According to documents filed with Britain’s High Court and seen by Reuters on Thursday, Steinmetz and BSGR are suing FTI Consulting and FTI executive Mark Malloch-Brown, a former British government minister, for breach of contract and, for the latter, a “collusive and unlawful” relationship with Soros.
They accuse Malloch-Brown, who is close to Soros and was vice chairman of his investment funds, of handing over confidential information on BSGR and of failing to disclose his ties to the financier and alert BSGR to the potential conflict of interest.
“(Malloch-Brown‘s) relationship with Mr Soros was so close that (he) was in charge of funding the very NGOs which were building a case against BSGR,” BSGR said in the documents.
BSGR’s project is now on hold as Guinea’s government reviews its right to operate in the country.
FTI said it was considering its position regarding the claim and had no immediate comment. FTI is also representing Malloch-Brown in the case. It was not immediately possible to reach officials at Soros’s office in New York.
Basing its claims on information it got through the British data protection act, BSGR accused Malloch-Brown, under pressure from Soros, of “procuring FTI’s resignation from its account with BSGR in November 2012”.
It cited damaging timing that coincided with questions from a Guinea government committee about the mine.
BSGR was awarded the concession to mine half of Simandou in 2008, just months after the license was revoked from Rio Tinto (RIO.L) by the then government of long-ruling leader Lansana Conte. Conte accused Rio, which initially held all of Simandou, of moving too slowly.
BSGR was not required to pay any cash up front and was given permission to export via Liberia, a much shorter and less expensive route than exporting across Guinea.

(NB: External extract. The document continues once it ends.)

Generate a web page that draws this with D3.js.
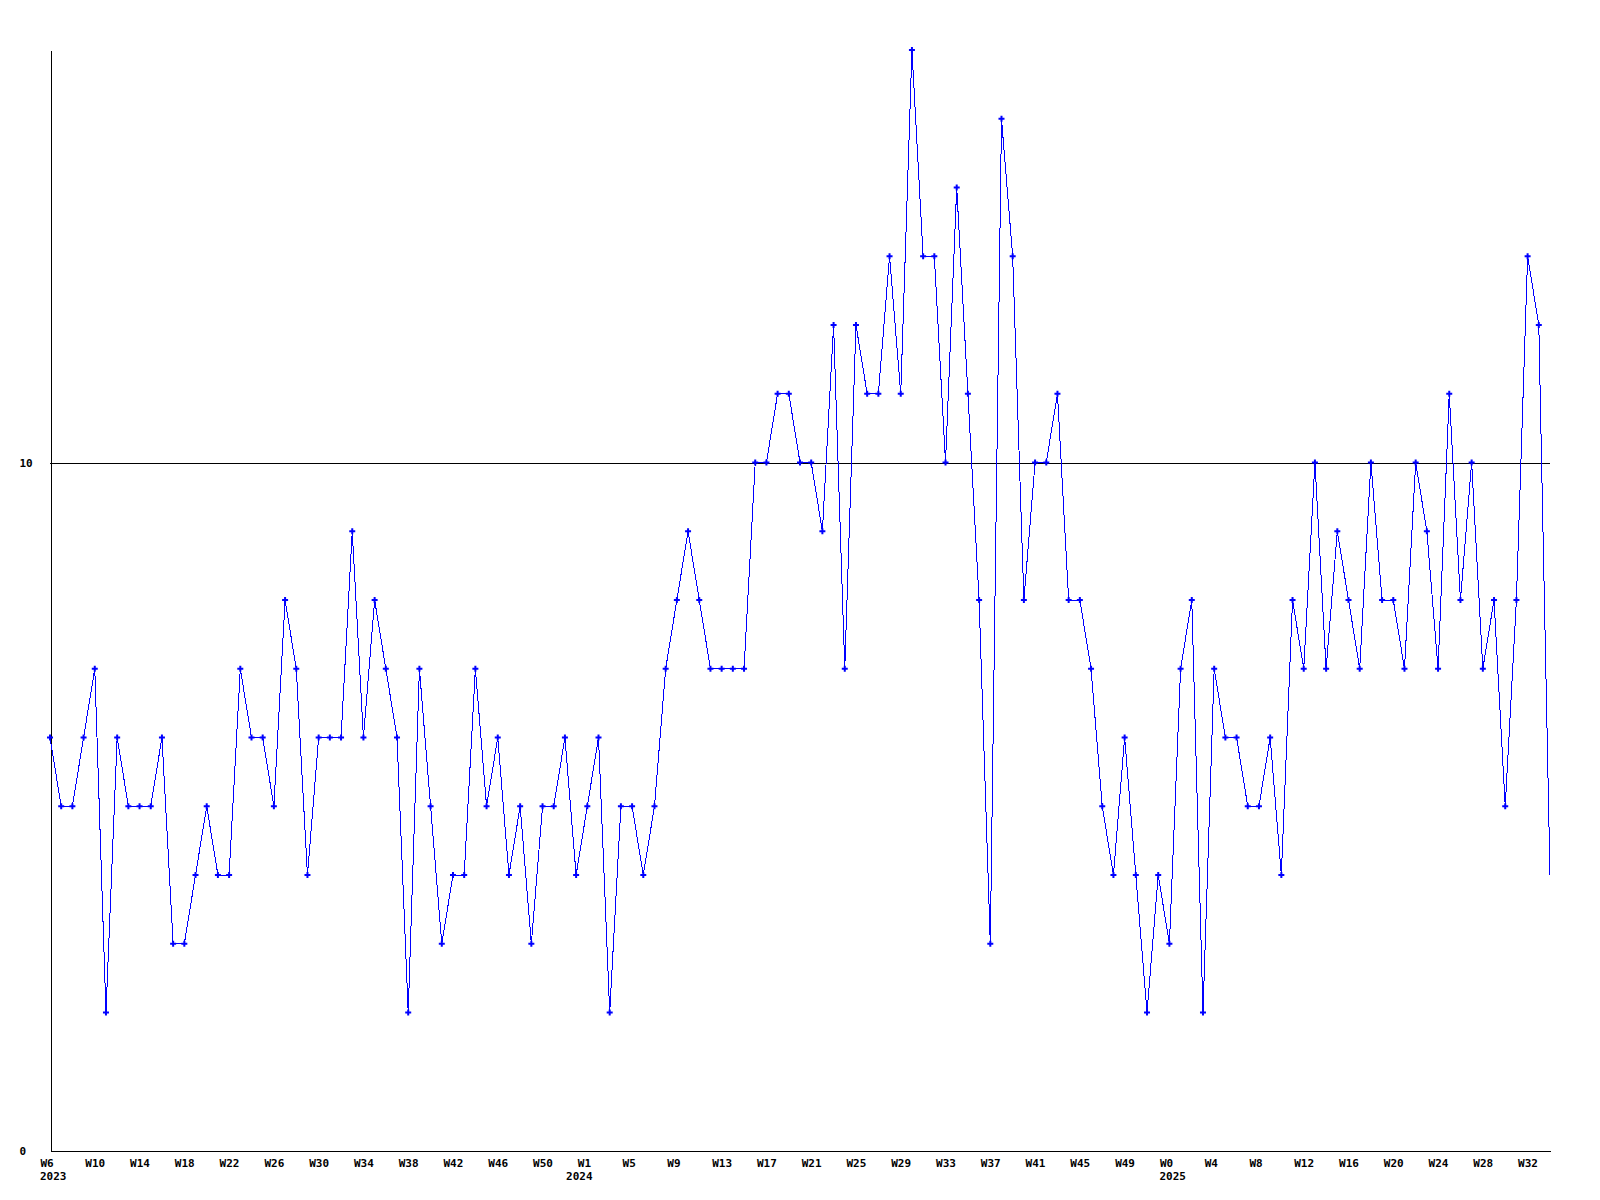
<!DOCTYPE html>
<html>
<head>
<meta charset="utf-8">
<script src="https://cdn.jsdelivr.net/npm/d3@7"></script>
<style>
  html, body { margin: 0; padding: 0; background: #ffffff; }
  svg { display: block; }
  text { font-family: "DejaVu Sans Mono", "Liberation Mono", monospace; font-weight: bold; font-size: 11px; fill: #000; }
</style>
</head>
<body>
<svg id="chart" width="1600" height="1200"></svg>
<script>
// Weekly values (one per week, starting 2023 W6)
const values = [
  6,5,5,6,7,2,6,5,5,5,6,3,3,4,5,4,4,7,6,6,5,8,7,4,6,
  6,6,9,6,8,7,6,2,7,5,3,4,4,7,5,6,4,5,3,5,5,6,4,5,
  6,2,5,5,4,5,7,8,9,8,7,7,7,7,10,10,11,11,10,10,9,12,7,12,11,
  11,13,11,16,13,13,10,14,11,8,3,15,13,8,10,10,11,8,8,7,5,4,6,4,
  2,4,3,7,8,2,7,6,6,5,5,6,4,8,7,10,7,9,8,7,10,8,8,7,10,
  9,7,11,8,10,7,8,5,8,13,12,4
];
// Tick labels, one every 4 weeks
const tickLabels = [
  "W6","W10","W14","W18","W22","W26","W30","W34","W38","W42","W46","W50",
  "W1","W5","W9","W13","W17","W21","W25","W29","W33","W37","W41","W45","W49",
  "W0","W4","W8","W12","W16","W20","W24","W28","W32"
];
// Year labels and the week index (in values) where each year starts
const years = ["2023","2024","2025"];
const yearStart = [0, 47, 100];
const yTicks = [0, 10];
const refLine = 10;
const yMax = 16;
const tickEvery = 4;

const svg = d3.select("#chart");
svg.append("rect").attr("width",1600).attr("height",1200).attr("fill","#fff");

const x = d3.scaleLinear().domain([0, values.length - 1]).range([50, 1550]);
const y = d3.scaleLinear().domain([0, yMax]).range([1150, 50]);

// reference line at 10
svg.append("line")
  .attr("x1", x(0)).attr("x2", x(values.length - 1))
  .attr("y1", Math.round(y(refLine)) + 0.5).attr("y2", Math.round(y(refLine)) + 0.5)
  .attr("stroke", "#000").attr("stroke-width", 1)
  .attr("shape-rendering", "crispEdges");

// Y axis
const yAxis = svg.append("g")
  .attr("transform", "translate(50.5,0)")
  .call(d3.axisLeft(y).tickValues(yTicks).tickSize(0).tickSizeOuter(0).tickFormat(d3.format("d")));
yAxis.select(".domain").attr("stroke", "#000").attr("shape-rendering", "crispEdges");
yAxis.selectAll(".tick text")
  .attr("x", -31).attr("dy", null).attr("y", 4)
  .attr("text-anchor", "start")
  .style("font-family", "DejaVu Sans Mono").style("font-weight","bold").style("font-size","11px");

// X axis
const tickIdx = tickLabels.map((_, i) => i * tickEvery);
const xAxis = svg.append("g")
  .attr("transform", "translate(0,1150.5)")
  .call(d3.axisBottom(x).tickValues(tickIdx).tickSize(0).tickSizeOuter(0)
    .tickFormat((d, i) => tickLabels[i]));
xAxis.select(".domain").attr("stroke", "#000").attr("shape-rendering", "crispEdges");
xAxis.selectAll(".tick text")
  .attr("x", -10).attr("dy", null).attr("y", 16)
  .attr("text-anchor", "start")
  .style("font-family", "DejaVu Sans Mono").style("font-weight","bold").style("font-size","11px");

// Year labels
svg.append("g").selectAll("text")
  .data(years)
  .join("text")
  .attr("x", (d, i) => x(yearStart[i]) - 10)
  .attr("y", 1180)
  .attr("text-anchor", "start")
  .text(d => d);

// Data line
const line = d3.line().x((d, i) => x(i)).y(d => y(d));
svg.append("path")
  .datum(values)
  .attr("d", line)
  .attr("fill", "none")
  .attr("stroke", "#0000ff")
  .attr("stroke-width", 1)
  .attr("shape-rendering", "crispEdges");

// Markers (the last, incomplete week has none)
const sym = d3.symbol().type(d3.symbolCross).size(20);
svg.append("g").selectAll("path")
  .data(values.slice(0, values.length - 1))
  .join("path")
  .attr("transform", (d, i) => `translate(${x(i)},${y(d)})`)
  .attr("d", sym)
  .attr("fill", "#0000ff");
</script>
</body>
</html>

Critics say that would limit the economic benefits for Guinea.
BSGR and partner Vale (VALE5.SA) say their concession represents a fair deal for Guineans, and the export route through Liberia makes better economic sense than shipping ore across Guinea.
But the terms have been widely criticized by advocates of government transparency, who say the authorities should have secured a better deal.